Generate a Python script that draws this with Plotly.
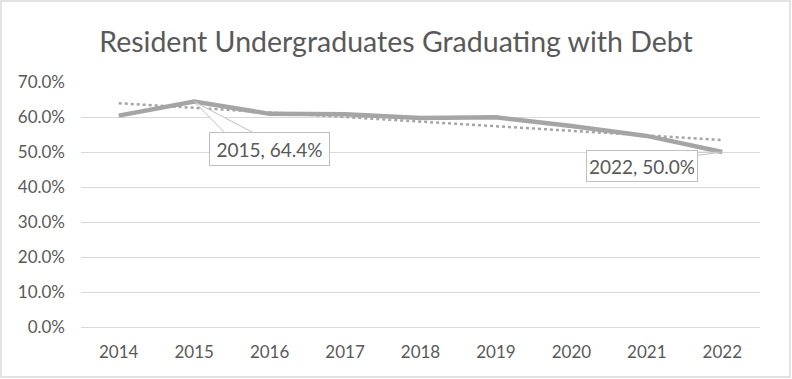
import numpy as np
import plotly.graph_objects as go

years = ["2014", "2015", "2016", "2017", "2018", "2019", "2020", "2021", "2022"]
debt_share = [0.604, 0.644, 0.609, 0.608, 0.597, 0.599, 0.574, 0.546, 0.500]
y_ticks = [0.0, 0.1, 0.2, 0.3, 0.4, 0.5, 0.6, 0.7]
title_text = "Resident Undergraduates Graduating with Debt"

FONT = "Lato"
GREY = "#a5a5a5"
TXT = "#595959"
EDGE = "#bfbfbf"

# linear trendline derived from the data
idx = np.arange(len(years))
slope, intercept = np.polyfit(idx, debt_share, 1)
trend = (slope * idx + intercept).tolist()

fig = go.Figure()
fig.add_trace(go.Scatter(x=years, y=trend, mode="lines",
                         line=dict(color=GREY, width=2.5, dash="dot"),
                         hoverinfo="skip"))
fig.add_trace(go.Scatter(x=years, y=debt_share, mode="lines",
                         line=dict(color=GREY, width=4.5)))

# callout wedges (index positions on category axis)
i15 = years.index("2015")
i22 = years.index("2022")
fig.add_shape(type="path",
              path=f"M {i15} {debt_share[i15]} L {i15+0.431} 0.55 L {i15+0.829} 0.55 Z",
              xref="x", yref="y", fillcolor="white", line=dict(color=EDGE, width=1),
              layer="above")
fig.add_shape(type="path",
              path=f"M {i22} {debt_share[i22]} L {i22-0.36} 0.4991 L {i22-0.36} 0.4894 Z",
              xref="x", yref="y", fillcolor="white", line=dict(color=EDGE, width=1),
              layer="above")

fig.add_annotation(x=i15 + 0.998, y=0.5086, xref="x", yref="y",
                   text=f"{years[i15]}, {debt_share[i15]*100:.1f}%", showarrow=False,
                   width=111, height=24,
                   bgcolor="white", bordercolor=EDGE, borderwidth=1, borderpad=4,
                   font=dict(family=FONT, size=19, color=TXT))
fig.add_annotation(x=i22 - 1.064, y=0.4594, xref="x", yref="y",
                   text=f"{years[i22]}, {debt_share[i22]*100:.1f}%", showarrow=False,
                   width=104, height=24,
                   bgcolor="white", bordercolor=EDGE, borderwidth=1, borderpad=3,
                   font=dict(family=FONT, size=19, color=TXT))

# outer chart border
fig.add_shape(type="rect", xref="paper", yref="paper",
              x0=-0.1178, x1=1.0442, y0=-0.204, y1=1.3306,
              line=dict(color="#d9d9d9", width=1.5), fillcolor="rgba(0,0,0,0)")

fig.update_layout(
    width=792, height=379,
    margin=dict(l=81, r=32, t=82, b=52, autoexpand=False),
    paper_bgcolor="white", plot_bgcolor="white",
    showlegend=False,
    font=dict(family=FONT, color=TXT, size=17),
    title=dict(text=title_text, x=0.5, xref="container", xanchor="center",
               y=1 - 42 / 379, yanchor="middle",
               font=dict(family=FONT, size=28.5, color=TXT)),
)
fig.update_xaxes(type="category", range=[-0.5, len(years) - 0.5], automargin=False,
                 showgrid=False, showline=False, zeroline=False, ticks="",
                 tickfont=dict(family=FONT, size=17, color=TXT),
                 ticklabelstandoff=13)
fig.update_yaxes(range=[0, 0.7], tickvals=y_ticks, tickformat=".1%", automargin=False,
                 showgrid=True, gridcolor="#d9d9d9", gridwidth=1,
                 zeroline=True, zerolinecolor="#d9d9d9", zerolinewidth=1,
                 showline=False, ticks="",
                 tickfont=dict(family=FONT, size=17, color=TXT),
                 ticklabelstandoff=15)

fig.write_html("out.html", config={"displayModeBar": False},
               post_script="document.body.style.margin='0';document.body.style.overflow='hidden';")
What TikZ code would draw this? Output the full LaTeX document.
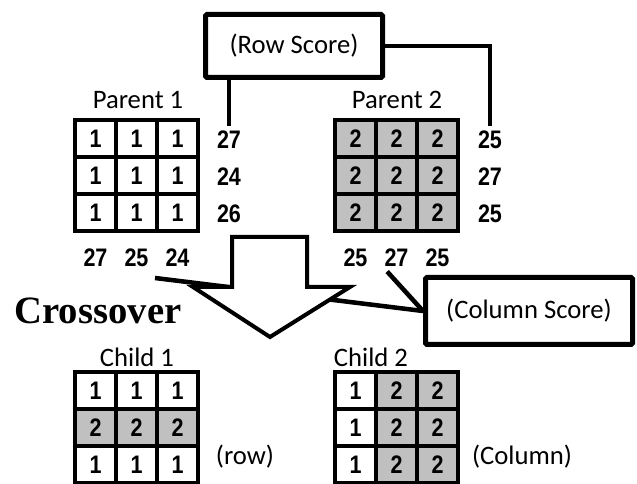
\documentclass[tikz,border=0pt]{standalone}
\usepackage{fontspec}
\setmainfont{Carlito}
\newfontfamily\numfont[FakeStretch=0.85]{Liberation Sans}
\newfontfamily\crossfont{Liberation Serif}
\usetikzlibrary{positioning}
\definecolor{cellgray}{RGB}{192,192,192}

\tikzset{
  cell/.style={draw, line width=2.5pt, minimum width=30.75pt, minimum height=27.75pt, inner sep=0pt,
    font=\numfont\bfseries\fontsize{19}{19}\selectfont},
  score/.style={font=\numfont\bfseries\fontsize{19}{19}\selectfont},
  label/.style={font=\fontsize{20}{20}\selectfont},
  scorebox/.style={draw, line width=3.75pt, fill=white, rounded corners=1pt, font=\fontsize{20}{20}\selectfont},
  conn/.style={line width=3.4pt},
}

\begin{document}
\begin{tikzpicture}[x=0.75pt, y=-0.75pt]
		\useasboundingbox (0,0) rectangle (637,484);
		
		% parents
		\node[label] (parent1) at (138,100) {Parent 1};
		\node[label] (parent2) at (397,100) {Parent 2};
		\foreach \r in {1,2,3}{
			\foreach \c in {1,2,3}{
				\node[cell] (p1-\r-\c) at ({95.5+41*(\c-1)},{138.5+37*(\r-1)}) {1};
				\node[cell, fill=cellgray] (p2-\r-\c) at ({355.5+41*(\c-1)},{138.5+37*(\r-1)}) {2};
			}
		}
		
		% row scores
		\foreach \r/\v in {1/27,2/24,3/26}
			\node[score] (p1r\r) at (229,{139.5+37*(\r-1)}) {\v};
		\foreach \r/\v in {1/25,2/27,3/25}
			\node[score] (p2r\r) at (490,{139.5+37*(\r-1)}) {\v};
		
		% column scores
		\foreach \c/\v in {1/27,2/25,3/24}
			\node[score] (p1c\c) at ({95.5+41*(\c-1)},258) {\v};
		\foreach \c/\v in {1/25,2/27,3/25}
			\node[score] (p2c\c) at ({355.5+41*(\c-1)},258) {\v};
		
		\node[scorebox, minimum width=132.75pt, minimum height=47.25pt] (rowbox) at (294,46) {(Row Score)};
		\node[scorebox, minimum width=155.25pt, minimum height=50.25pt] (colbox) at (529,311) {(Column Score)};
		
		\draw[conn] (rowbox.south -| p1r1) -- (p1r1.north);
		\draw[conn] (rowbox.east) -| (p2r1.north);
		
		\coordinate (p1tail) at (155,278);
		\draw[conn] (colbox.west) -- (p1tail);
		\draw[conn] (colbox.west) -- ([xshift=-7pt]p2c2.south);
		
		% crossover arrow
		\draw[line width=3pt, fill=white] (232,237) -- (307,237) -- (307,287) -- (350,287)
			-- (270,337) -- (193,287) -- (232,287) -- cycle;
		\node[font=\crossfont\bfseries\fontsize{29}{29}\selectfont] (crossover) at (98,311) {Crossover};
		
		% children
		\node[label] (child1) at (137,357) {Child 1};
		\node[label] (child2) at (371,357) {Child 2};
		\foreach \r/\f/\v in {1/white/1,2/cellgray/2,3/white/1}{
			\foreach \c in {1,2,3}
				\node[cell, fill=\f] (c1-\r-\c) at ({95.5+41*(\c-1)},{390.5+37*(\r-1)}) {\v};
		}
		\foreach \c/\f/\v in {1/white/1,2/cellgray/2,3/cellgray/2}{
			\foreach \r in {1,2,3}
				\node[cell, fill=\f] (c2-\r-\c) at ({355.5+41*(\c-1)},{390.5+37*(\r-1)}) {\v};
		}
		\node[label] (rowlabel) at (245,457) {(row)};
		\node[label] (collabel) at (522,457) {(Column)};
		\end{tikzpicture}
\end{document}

= = = = = = =

What you should do
From the records given above, reproduce all text exactly and exclude each picture.

Reply
Generate a Python script that draws this with Plotly.
import numpy as np
import plotly.graph_objects as go

years = ["2014", "2015", "2016", "2017", "2018", "2019", "2020", "2021", "2022"]
debt_share = [0.604, 0.644, 0.609, 0.608, 0.597, 0.599, 0.574, 0.546, 0.500]
y_ticks = [0.0, 0.1, 0.2, 0.3, 0.4, 0.5, 0.6, 0.7]
title_text = "Resident Undergraduates Graduating with Debt"

FONT = "Lato"
GREY = "#a5a5a5"
TXT = "#595959"
EDGE = "#bfbfbf"

# linear trendline derived from the data
idx = np.arange(len(years))
slope, intercept = np.polyfit(idx, debt_share, 1)
trend = (slope * idx + intercept).tolist()

fig = go.Figure()
fig.add_trace(go.Scatter(x=years, y=trend, mode="lines",
                         line=dict(color=GREY, width=2.5, dash="dot"),
                         hoverinfo="skip"))
fig.add_trace(go.Scatter(x=years, y=debt_share, mode="lines",
                         line=dict(color=GREY, width=4.5)))

# callout wedges (index positions on category axis)
i15 = years.index("2015")
i22 = years.index("2022")
fig.add_shape(type="path",
              path=f"M {i15} {debt_share[i15]} L {i15+0.431} 0.55 L {i15+0.829} 0.55 Z",
              xref="x", yref="y", fillcolor="white", line=dict(color=EDGE, width=1),
              layer="above")
fig.add_shape(type="path",
              path=f"M {i22} {debt_share[i22]} L {i22-0.36} 0.4991 L {i22-0.36} 0.4894 Z",
              xref="x", yref="y", fillcolor="white", line=dict(color=EDGE, width=1),
              layer="above")

fig.add_annotation(x=i15 + 0.998, y=0.5086, xref="x", yref="y",
                   text=f"{years[i15]}, {debt_share[i15]*100:.1f}%", showarrow=False,
                   width=111, height=24,
                   bgcolor="white", bordercolor=EDGE, borderwidth=1, borderpad=4,
                   font=dict(family=FONT, size=19, color=TXT))
fig.add_annotation(x=i22 - 1.064, y=0.4594, xref="x", yref="y",
                   text=f"{years[i22]}, {debt_share[i22]*100:.1f}%", showarrow=False,
                   width=104, height=24,
                   bgcolor="white", bordercolor=EDGE, borderwidth=1, borderpad=3,
                   font=dict(family=FONT, size=19, color=TXT))

# outer chart border
fig.add_shape(type="rect", xref="paper", yref="paper",
              x0=-0.1178, x1=1.0442, y0=-0.204, y1=1.3306,
              line=dict(color="#d9d9d9", width=1.5), fillcolor="rgba(0,0,0,0)")

fig.update_layout(
    width=792, height=379,
    margin=dict(l=81, r=32, t=82, b=52, autoexpand=False),
    paper_bgcolor="white", plot_bgcolor="white",
    showlegend=False,
    font=dict(family=FONT, color=TXT, size=17),
    title=dict(text=title_text, x=0.5, xref="container", xanchor="center",
               y=1 - 42 / 379, yanchor="middle",
               font=dict(family=FONT, size=28.5, color=TXT)),
)
fig.update_xaxes(type="category", range=[-0.5, len(years) - 0.5], automargin=False,
                 showgrid=False, showline=False, zeroline=False, ticks="",
                 tickfont=dict(family=FONT, size=17, color=TXT),
                 ticklabelstandoff=13)
fig.update_yaxes(range=[0, 0.7], tickvals=y_ticks, tickformat=".1%", automargin=False,
                 showgrid=True, gridcolor="#d9d9d9", gridwidth=1,
                 zeroline=True, zerolinecolor="#d9d9d9", zerolinewidth=1,
                 showline=False, ticks="",
                 tickfont=dict(family=FONT, size=17, color=TXT),
                 ticklabelstandoff=15)

fig.write_html("out.html", config={"displayModeBar": False},
               post_script="document.body.style.margin='0';document.body.style.overflow='hidden';")
What TikZ code would draw this? Output the full LaTeX document.
\documentclass[tikz,border=0pt]{standalone}
\usepackage{fontspec}
\setmainfont{Carlito}
\newfontfamily\numfont[FakeStretch=0.85]{Liberation Sans}
\newfontfamily\crossfont{Liberation Serif}
\usetikzlibrary{positioning}
\definecolor{cellgray}{RGB}{192,192,192}

\tikzset{
  cell/.style={draw, line width=2.5pt, minimum width=30.75pt, minimum height=27.75pt, inner sep=0pt,
    font=\numfont\bfseries\fontsize{19}{19}\selectfont},
  score/.style={font=\numfont\bfseries\fontsize{19}{19}\selectfont},
  label/.style={font=\fontsize{20}{20}\selectfont},
  scorebox/.style={draw, line width=3.75pt, fill=white, rounded corners=1pt, font=\fontsize{20}{20}\selectfont},
  conn/.style={line width=3.4pt},
}

\begin{document}
\begin{tikzpicture}[x=0.75pt, y=-0.75pt]
		\useasboundingbox (0,0) rectangle (637,484);
		
		% parents
		\node[label] (parent1) at (138,100) {Parent 1};
		\node[label] (parent2) at (397,100) {Parent 2};
		\foreach \r in {1,2,3}{
			\foreach \c in {1,2,3}{
				\node[cell] (p1-\r-\c) at ({95.5+41*(\c-1)},{138.5+37*(\r-1)}) {1};
				\node[cell, fill=cellgray] (p2-\r-\c) at ({355.5+41*(\c-1)},{138.5+37*(\r-1)}) {2};
			}
		}
		
		% row scores
		\foreach \r/\v in {1/27,2/24,3/26}
			\node[score] (p1r\r) at (229,{139.5+37*(\r-1)}) {\v};
		\foreach \r/\v in {1/25,2/27,3/25}
			\node[score] (p2r\r) at (490,{139.5+37*(\r-1)}) {\v};
		
		% column scores
		\foreach \c/\v in {1/27,2/25,3/24}
			\node[score] (p1c\c) at ({95.5+41*(\c-1)},258) {\v};
		\foreach \c/\v in {1/25,2/27,3/25}
			\node[score] (p2c\c) at ({355.5+41*(\c-1)},258) {\v};
		
		\node[scorebox, minimum width=132.75pt, minimum height=47.25pt] (rowbox) at (294,46) {(Row Score)};
		\node[scorebox, minimum width=155.25pt, minimum height=50.25pt] (colbox) at (529,311) {(Column Score)};
		
		\draw[conn] (rowbox.south -| p1r1) -- (p1r1.north);
		\draw[conn] (rowbox.east) -| (p2r1.north);
		
		\coordinate (p1tail) at (155,278);
		\draw[conn] (colbox.west) -- (p1tail);
		\draw[conn] (colbox.west) -- ([xshift=-7pt]p2c2.south);
		
		% crossover arrow
		\draw[line width=3pt, fill=white] (232,237) -- (307,237) -- (307,287) -- (350,287)
			-- (270,337) -- (193,287) -- (232,287) -- cycle;
		\node[font=\crossfont\bfseries\fontsize{29}{29}\selectfont] (crossover) at (98,311) {Crossover};
		
		% children
		\node[label] (child1) at (137,357) {Child 1};
		\node[label] (child2) at (371,357) {Child 2};
		\foreach \r/\f/\v in {1/white/1,2/cellgray/2,3/white/1}{
			\foreach \c in {1,2,3}
				\node[cell, fill=\f] (c1-\r-\c) at ({95.5+41*(\c-1)},{390.5+37*(\r-1)}) {\v};
		}
		\foreach \c/\f/\v in {1/white/1,2/cellgray/2,3/cellgray/2}{
			\foreach \r in {1,2,3}
				\node[cell, fill=\f] (c2-\r-\c) at ({355.5+41*(\c-1)},{390.5+37*(\r-1)}) {\v};
		}
		\node[label] (rowlabel) at (245,457) {(row)};
		\node[label] (collabel) at (522,457) {(Column)};
		\end{tikzpicture}
\end{document}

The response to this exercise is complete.